• [Extracted data]:
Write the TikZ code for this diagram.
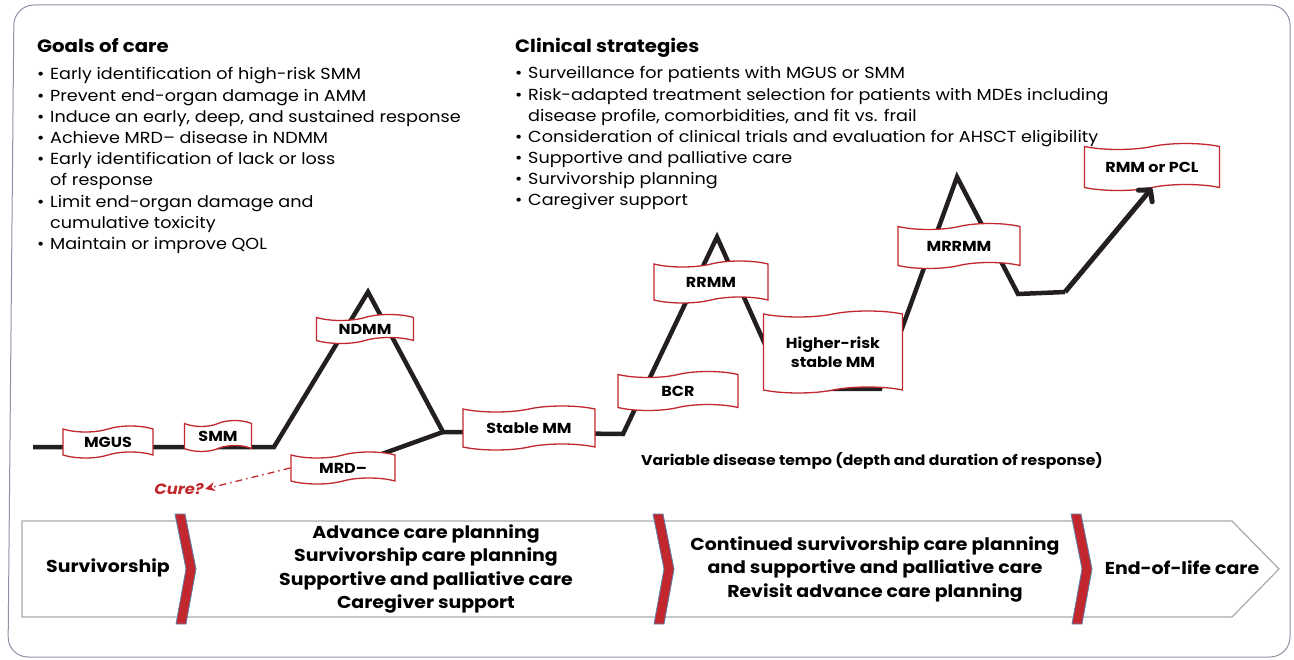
\documentclass[tikz,border=0pt]{standalone}
\usepackage{fontspec}
\setmainfont{Poppins}[FakeStretch=1.1]
\usetikzlibrary{shapes.symbols,arrows.meta}
\definecolor{flagred}{HTML}{C1272D}
\definecolor{ink}{HTML}{231F20}
\definecolor{framegray}{HTML}{8E93A3}
\definecolor{bandgray}{HTML}{A7A9AC}
\definecolor{chevborder}{HTML}{5A82AD}
\pgfdeclarelayer{background}
\pgfsetlayers{background,main}
\newcommand\bul{\makebox[13pt][l]{•}}
\begin{document}
\begin{tikzpicture}[x=1pt,y=-1pt,
  flag/.style={tape, draw=flagred, line width=1.3pt, fill=white, tape bend height=6pt,
    inner sep=0pt, font=\fontsize{14.5}{19}\selectfont\bfseries, align=center},
  timeline/.style={draw=ink, line width=4.5pt, line join=miter},
  listtext/.style={anchor=base west, inner sep=0pt},
  title/.style={anchor=base west, inner sep=0pt, font=\fontsize{17.9}{20}\selectfont\bfseries},
  bandtext/.style={inner sep=0pt, align=center, font=\fontsize{17.2}{23.5}\selectfont\bfseries},
]
\useasboundingbox (0,0) rectangle (1294,660);
% frame
\draw[framegray, line width=1pt, rounded corners=20pt] (14,5) -- (1290,5) -- (1290,657) -- (8,657) -- cycle;

% texts
\node[title] (goalsT) at (37,53) {Goals of care};
\node[listtext] (goals) at (37,80) {\parbox[t]{480pt}{\fontsize{16}{21.2}\selectfont\raggedright
\bul Early identification of high-risk SMM\\
\bul Prevent end-organ damage in AMM\\
\bul Induce an early, deep, and sustained response\\
\bul Achieve MRD– disease in NDMM\\
\bul Early identification of lack or loss\\
\hspace*{13pt}of response\\
\bul Limit end-organ damage and\\
\hspace*{13pt}cumulative toxicity\\
\bul Maintain or improve QOL}};

\node[title] (clinT) at (515,53) {Clinical strategies};
\node[listtext] (clin) at (515,79) {\parbox[t]{700pt}{\fontsize{16}{21.1}\selectfont\raggedright
\bul Surveillance for patients with MGUS or SMM\\
\bul Risk-adapted treatment selection for patients with MDEs including\\
\hspace*{13pt}disease profile, comorbidities, and fit vs. frail\\
\bul Consideration of clinical trials and evaluation for AHSCT eligibility\\
\bul Supportive and palliative care\\
\bul Survivorship planning\\
\bul Caregiver support}};

\node[inner sep=0pt, font=\fontsize{14.2}{15}\selectfont\bfseries] (tempo) at (872,461) {Variable disease tempo (depth and duration of response)};

% flags
\node[flag, minimum width=90pt, minimum height=32pt] (mgus) at (108,442) {MGUS};
\node[flag, minimum width=67pt, minimum height=31pt] (smm) at (218,436) {SMM};
\node[flag, minimum width=97pt, minimum height=29pt] (ndmm) at (365,329) {NDMM};
\node[flag, minimum width=104pt, minimum height=32pt] (mrd) at (343,468) {MRD–};
\node[flag, minimum width=132pt, minimum height=44pt] (stable) at (529,428) {Stable MM};
\node[flag, minimum width=120pt, minimum height=39pt] (bcr) at (678,391) {BCR};
\node[flag, minimum width=114pt, minimum height=42pt] (rrmm) at (711,282) {RRMM};
\node[flag, minimum width=139pt, minimum height=82pt] (hrs) at (833,352) {Higher-risk\\stable MM};
\node[flag, minimum width=122pt, minimum height=45pt] (mrrmm) at (959,246) {MRRMM};
\node[flag, minimum width=135pt, minimum height=47pt] (rmm) at (1152,167) {RMM or PCL};

\node[inner sep=1pt, text=flagred, font=\fontsize{14.9}{15}\selectfont\bfseries\itshape] (cure) at (179,489) {Cure?};

% timeline
\coordinate (a0) at (33,447);
\coordinate (a1) at (274,447);
\coordinate (a2) at (368,292);
\coordinate (a3) at (443,432);
\coordinate (a4) at (623,434);
\coordinate (a5) at (717,237);
\coordinate (a6) at (785,389);
\coordinate (a7) at (880,389);
\coordinate (a8) at (957,177);
\coordinate (a9) at (1018,294);
\coordinate (a10) at (1065,292);
\begin{pgfonlayer}{background}
\draw[timeline] (a0) -- (a1) -- (a2) -- (a3) -- (a4) -- (a5) -- (a6) -- (a7) -- (a8) -- (a9) -- (a10);
\draw[timeline] (a3) -- (mrd.center);
\end{pgfonlayer}
\draw[timeline, line width=5pt, -{Straight Barb[length=8pt,width=18pt,round]}] (a10) -- (rmm.south);
\draw[flagred, line width=1.3pt, dash pattern=on 7pt off 4pt on 1.5pt off 4pt,
  -{Stealth[length=10pt,width=9pt]}] (mrd.west) -- (cure.east);

% band
\draw[bandgray, line width=1.2pt, fill=white] (22,521) -- (1232,521) -- (1279,569) -- (1232,617) -- (22,617) -- cycle;
\foreach \cx in {175,653,1071}
  \filldraw[fill=flagred, draw=chevborder, line width=0.8pt] (\cx,514) -- ++(10,0) -- ++(11,55) -- ++(-10,55) -- ++(-10,0) -- ++(10,-55) -- cycle;
\node[bandtext] (surv) at (108,568) {Survivorship};
\node[bandtext] (mid) at (426,569) {Advance care planning\\Survivorship care planning\\Supportive and palliative care\\Caregiver support};
\node[bandtext] (cont) at (875,569) {Continued survivorship care planning\\and supportive and palliative care\\Revisit advance care planning};
\node[bandtext] (eol) at (1182,568) {End-of-life care};
\end{tikzpicture}
\end{document}
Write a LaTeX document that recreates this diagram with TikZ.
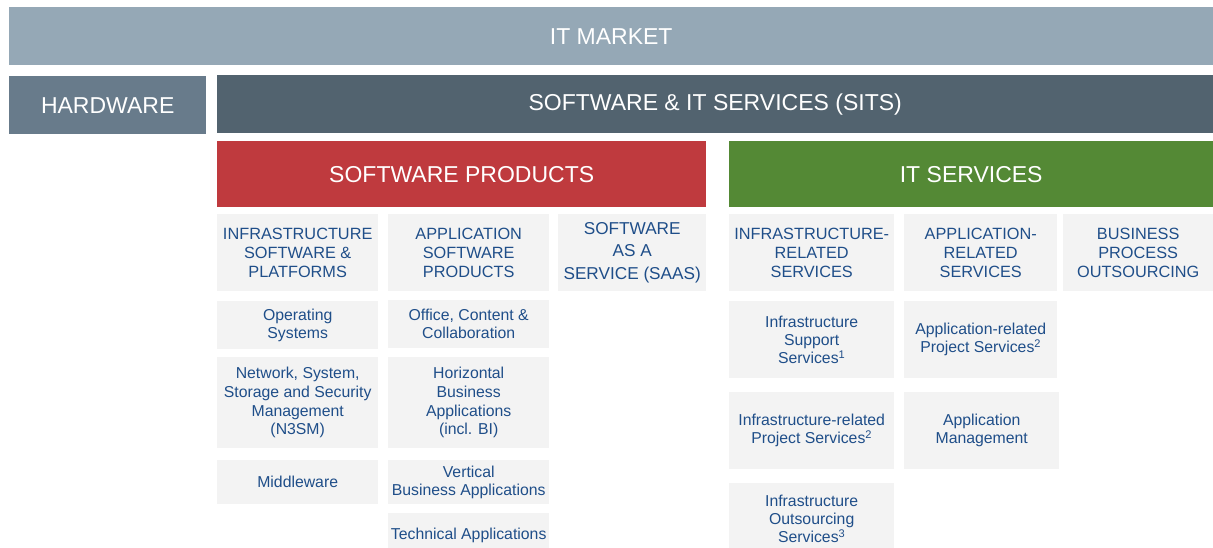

• [What is needed]: Exactly reproduce each record, leaving out any pictures.

• [Task response]:
Write the TikZ code for this diagram.
\documentclass[tikz,border=0pt]{standalone}
\usepackage{fontspec}
\setmainfont{Poppins}[FakeStretch=1.1]
\usetikzlibrary{shapes.symbols,arrows.meta}
\definecolor{flagred}{HTML}{C1272D}
\definecolor{ink}{HTML}{231F20}
\definecolor{framegray}{HTML}{8E93A3}
\definecolor{bandgray}{HTML}{A7A9AC}
\definecolor{chevborder}{HTML}{5A82AD}
\pgfdeclarelayer{background}
\pgfsetlayers{background,main}
\newcommand\bul{\makebox[13pt][l]{•}}
\begin{document}
\begin{tikzpicture}[x=1pt,y=-1pt,
  flag/.style={tape, draw=flagred, line width=1.3pt, fill=white, tape bend height=6pt,
    inner sep=0pt, font=\fontsize{14.5}{19}\selectfont\bfseries, align=center},
  timeline/.style={draw=ink, line width=4.5pt, line join=miter},
  listtext/.style={anchor=base west, inner sep=0pt},
  title/.style={anchor=base west, inner sep=0pt, font=\fontsize{17.9}{20}\selectfont\bfseries},
  bandtext/.style={inner sep=0pt, align=center, font=\fontsize{17.2}{23.5}\selectfont\bfseries},
]
\useasboundingbox (0,0) rectangle (1294,660);
% frame
\draw[framegray, line width=1pt, rounded corners=20pt] (14,5) -- (1290,5) -- (1290,657) -- (8,657) -- cycle;

% texts
\node[title] (goalsT) at (37,53) {Goals of care};
\node[listtext] (goals) at (37,80) {\parbox[t]{480pt}{\fontsize{16}{21.2}\selectfont\raggedright
\bul Early identification of high-risk SMM\\
\bul Prevent end-organ damage in AMM\\
\bul Induce an early, deep, and sustained response\\
\bul Achieve MRD– disease in NDMM\\
\bul Early identification of lack or loss\\
\hspace*{13pt}of response\\
\bul Limit end-organ damage and\\
\hspace*{13pt}cumulative toxicity\\
\bul Maintain or improve QOL}};

\node[title] (clinT) at (515,53) {Clinical strategies};
\node[listtext] (clin) at (515,79) {\parbox[t]{700pt}{\fontsize{16}{21.1}\selectfont\raggedright
\bul Surveillance for patients with MGUS or SMM\\
\bul Risk-adapted treatment selection for patients with MDEs including\\
\hspace*{13pt}disease profile, comorbidities, and fit vs. frail\\
\bul Consideration of clinical trials and evaluation for AHSCT eligibility\\
\bul Supportive and palliative care\\
\bul Survivorship planning\\
\bul Caregiver support}};

\node[inner sep=0pt, font=\fontsize{14.2}{15}\selectfont\bfseries] (tempo) at (872,461) {Variable disease tempo (depth and duration of response)};

% flags
\node[flag, minimum width=90pt, minimum height=32pt] (mgus) at (108,442) {MGUS};
\node[flag, minimum width=67pt, minimum height=31pt] (smm) at (218,436) {SMM};
\node[flag, minimum width=97pt, minimum height=29pt] (ndmm) at (365,329) {NDMM};
\node[flag, minimum width=104pt, minimum height=32pt] (mrd) at (343,468) {MRD–};
\node[flag, minimum width=132pt, minimum height=44pt] (stable) at (529,428) {Stable MM};
\node[flag, minimum width=120pt, minimum height=39pt] (bcr) at (678,391) {BCR};
\node[flag, minimum width=114pt, minimum height=42pt] (rrmm) at (711,282) {RRMM};
\node[flag, minimum width=139pt, minimum height=82pt] (hrs) at (833,352) {Higher-risk\\stable MM};
\node[flag, minimum width=122pt, minimum height=45pt] (mrrmm) at (959,246) {MRRMM};
\node[flag, minimum width=135pt, minimum height=47pt] (rmm) at (1152,167) {RMM or PCL};

\node[inner sep=1pt, text=flagred, font=\fontsize{14.9}{15}\selectfont\bfseries\itshape] (cure) at (179,489) {Cure?};

% timeline
\coordinate (a0) at (33,447);
\coordinate (a1) at (274,447);
\coordinate (a2) at (368,292);
\coordinate (a3) at (443,432);
\coordinate (a4) at (623,434);
\coordinate (a5) at (717,237);
\coordinate (a6) at (785,389);
\coordinate (a7) at (880,389);
\coordinate (a8) at (957,177);
\coordinate (a9) at (1018,294);
\coordinate (a10) at (1065,292);
\begin{pgfonlayer}{background}
\draw[timeline] (a0) -- (a1) -- (a2) -- (a3) -- (a4) -- (a5) -- (a6) -- (a7) -- (a8) -- (a9) -- (a10);
\draw[timeline] (a3) -- (mrd.center);
\end{pgfonlayer}
\draw[timeline, line width=5pt, -{Straight Barb[length=8pt,width=18pt,round]}] (a10) -- (rmm.south);
\draw[flagred, line width=1.3pt, dash pattern=on 7pt off 4pt on 1.5pt off 4pt,
  -{Stealth[length=10pt,width=9pt]}] (mrd.west) -- (cure.east);

% band
\draw[bandgray, line width=1.2pt, fill=white] (22,521) -- (1232,521) -- (1279,569) -- (1232,617) -- (22,617) -- cycle;
\foreach \cx in {175,653,1071}
  \filldraw[fill=flagred, draw=chevborder, line width=0.8pt] (\cx,514) -- ++(10,0) -- ++(11,55) -- ++(-10,55) -- ++(-10,0) -- ++(10,-55) -- cycle;
\node[bandtext] (surv) at (108,568) {Survivorship};
\node[bandtext] (mid) at (426,569) {Advance care planning\\Survivorship care planning\\Supportive and palliative care\\Caregiver support};
\node[bandtext] (cont) at (875,569) {Continued survivorship care planning\\and supportive and palliative care\\Revisit advance care planning};
\node[bandtext] (eol) at (1182,568) {End-of-life care};
\end{tikzpicture}
\end{document}
Write a LaTeX document that recreates this diagram with TikZ.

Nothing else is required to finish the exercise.